Our position in refusing to interfere with the decision of the trial court on what seems to be purely a question of fact finds support in the following well-considered cases: People v. Woody, 48 Cal. 80; People v. Johnson, 131 Cal. 511. We quote from the latter case: "The intent of a person cannot be proven by direct and positive evidence. It is a question of fact, to be proven like any other fact, by acts, conduct, and circumstances. . . . It was the peculiar province of the jury to find the intent. . .: If the facts proven were such that the jury might reasonably infer the intent to be as found by them, we would not be justified in disturbing the finding. We cannot say, as a matter of law, that the jury was not justified in finding the intent as alleged from the acts of defendant and the circumstances under which they were committed."
2. At the request of the defendant, the jury were instructed as follows: —
"The defendant is charged with an assault committed upon the person of one Frank Howard, with the intent then and there to commit robbery.

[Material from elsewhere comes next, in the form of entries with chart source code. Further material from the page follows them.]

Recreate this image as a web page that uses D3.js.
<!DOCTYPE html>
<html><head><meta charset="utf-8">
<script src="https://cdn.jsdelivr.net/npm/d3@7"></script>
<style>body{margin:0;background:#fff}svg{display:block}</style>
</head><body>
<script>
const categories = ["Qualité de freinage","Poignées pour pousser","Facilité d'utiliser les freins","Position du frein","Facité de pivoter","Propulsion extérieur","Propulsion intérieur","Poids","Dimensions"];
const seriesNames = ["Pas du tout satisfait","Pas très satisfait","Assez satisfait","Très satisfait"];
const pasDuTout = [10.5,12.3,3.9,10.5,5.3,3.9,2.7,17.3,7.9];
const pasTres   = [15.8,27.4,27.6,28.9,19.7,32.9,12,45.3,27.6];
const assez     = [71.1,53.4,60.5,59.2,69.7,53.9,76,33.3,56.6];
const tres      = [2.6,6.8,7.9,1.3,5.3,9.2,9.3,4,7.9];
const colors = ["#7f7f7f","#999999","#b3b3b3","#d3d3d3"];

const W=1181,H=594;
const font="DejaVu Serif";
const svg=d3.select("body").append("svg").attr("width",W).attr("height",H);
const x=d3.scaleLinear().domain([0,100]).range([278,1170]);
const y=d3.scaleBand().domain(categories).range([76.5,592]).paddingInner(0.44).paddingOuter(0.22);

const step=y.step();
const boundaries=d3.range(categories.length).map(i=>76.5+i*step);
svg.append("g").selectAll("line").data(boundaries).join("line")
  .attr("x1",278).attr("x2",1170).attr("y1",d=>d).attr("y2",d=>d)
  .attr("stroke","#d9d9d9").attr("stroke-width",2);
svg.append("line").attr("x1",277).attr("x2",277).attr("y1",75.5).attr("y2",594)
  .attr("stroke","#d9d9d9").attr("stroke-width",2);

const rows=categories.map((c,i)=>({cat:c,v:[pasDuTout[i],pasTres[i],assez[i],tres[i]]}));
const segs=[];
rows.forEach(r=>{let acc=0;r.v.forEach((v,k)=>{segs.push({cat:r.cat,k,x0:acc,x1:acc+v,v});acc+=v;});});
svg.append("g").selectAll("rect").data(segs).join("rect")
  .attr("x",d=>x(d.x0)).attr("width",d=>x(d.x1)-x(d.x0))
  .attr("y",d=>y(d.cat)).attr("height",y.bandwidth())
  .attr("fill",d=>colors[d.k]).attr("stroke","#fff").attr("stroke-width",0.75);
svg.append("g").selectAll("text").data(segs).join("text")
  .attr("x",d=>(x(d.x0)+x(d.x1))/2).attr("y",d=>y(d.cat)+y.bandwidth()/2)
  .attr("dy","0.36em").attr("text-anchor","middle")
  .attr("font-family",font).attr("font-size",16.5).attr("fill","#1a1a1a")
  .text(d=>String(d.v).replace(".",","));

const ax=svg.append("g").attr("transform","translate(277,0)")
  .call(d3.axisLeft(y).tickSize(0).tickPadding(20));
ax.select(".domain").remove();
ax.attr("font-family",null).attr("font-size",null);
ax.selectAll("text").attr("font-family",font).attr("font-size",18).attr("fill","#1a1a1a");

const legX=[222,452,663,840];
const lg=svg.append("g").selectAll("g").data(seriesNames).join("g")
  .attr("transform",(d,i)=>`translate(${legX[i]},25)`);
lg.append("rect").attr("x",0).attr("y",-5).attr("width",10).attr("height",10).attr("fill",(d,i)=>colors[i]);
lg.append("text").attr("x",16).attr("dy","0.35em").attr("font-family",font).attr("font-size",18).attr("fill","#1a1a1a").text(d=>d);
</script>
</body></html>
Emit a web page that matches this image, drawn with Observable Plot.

"The prosecution must prove every element of the crime with which defendant is charged beyond a reasonable doubt, or you must acquit; that is to say, that an assault was in fact committed, and that such assault was committed with the intention to commit robbery.
"In order to convict, you must believe from the evidence, beyond a reasonable doubt, both that the defendant committed an assault as charged, and that said assault was committed with the intent to commit robbery."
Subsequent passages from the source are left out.